Wndrlust designs villa-based group voyages in Tuscany for groups of 8–12 who want that version of the experience. See the current Tuscany voyage or explore all current voyages to understand how we build a week.


Conclusion

Tuscany rewards groups willing to stay still. The region is not a checklist of towns and tastings; it is an argument for a different pace, made in olive oil and cypress trees and an evening light that seems arranged to delay dinner.

The choice between Chianti, Val d'Orcia, and Maremma is less about which is better and more about which version of Tuscany matches the group. First-time visitors tend toward Chianti. Return visitors tend toward the Val d'Orcia. Groups looking to find something their friends haven't found tend toward the Maremma.

What all three share is the villa logic: one property, one week, the group's own space to move in and out of. That is the unit of Tuscany group travel that actually works. The wine and the food and the light on the hills follow naturally from there.


FAQ

Is Tuscany good for group travel?

Tuscany is well suited to group travel, particularly for villa-based stays. A private villa for 8–12 gives the group shared space, a pool, and a home base, while keeping per-person costs lower than comparable hotel arrangements.

What is the best region in Tuscany for a group villa?

Chianti is the most accessible for first-time groups, with dense villa availability and easy drives to Florence and Siena.

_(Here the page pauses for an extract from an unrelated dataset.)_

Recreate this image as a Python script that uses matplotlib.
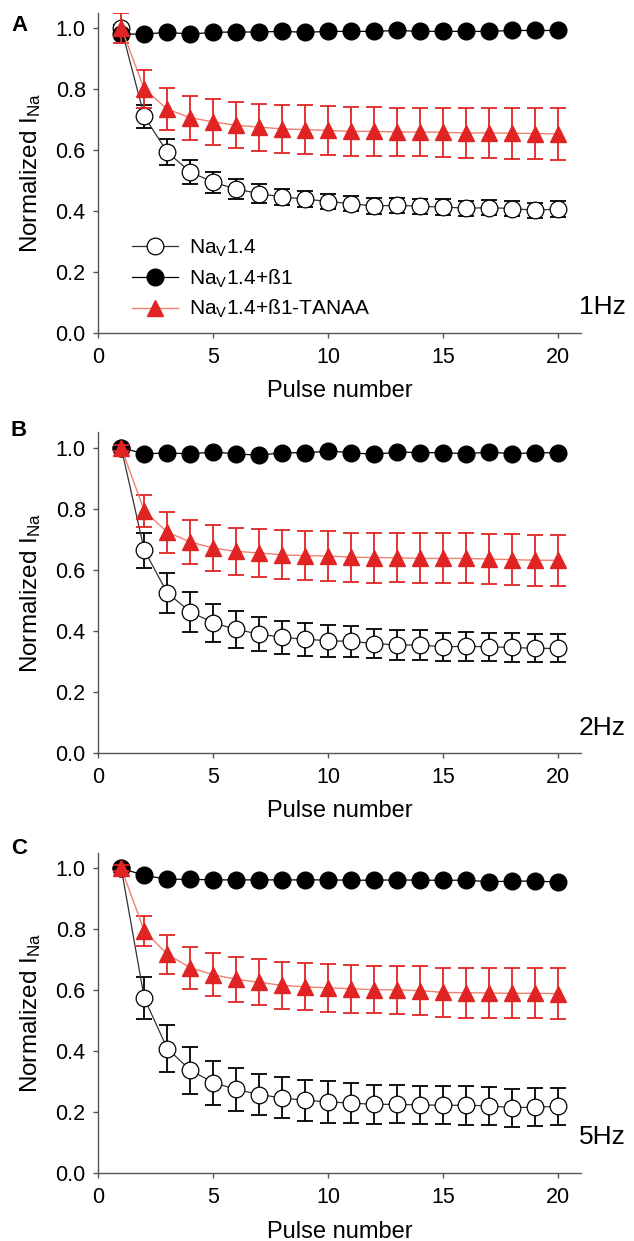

Val d'Orcia offers quieter, more dramatic scenery and is the stronger choice for groups prioritizing pace over logistics.

How much does a Tuscany group villa cost per person?

For a group of 8–12, expect to pay roughly €150–€350 per person per night for a quality villa with a pool. Total weekly villa costs range from €3,500 to €12,000 or more depending on region, size, and season.

When is the right time for Tuscany group travel?

May and September are the strongest months: warm enough for outdoor dining, not yet at peak crowds, and with harvest energy arriving in September. July and August bring heat, higher prices, and tourist volume that works against Tuscany's slower register.

What are the best food and wine experiences for groups in Tuscany?

A cooking lesson at a Chianti farmhouse, a private sommelier tasting at a Brunello producer in Montalcino, and a truffle hunt in the Val d'Orcia are the three experiences most worth building a group week around.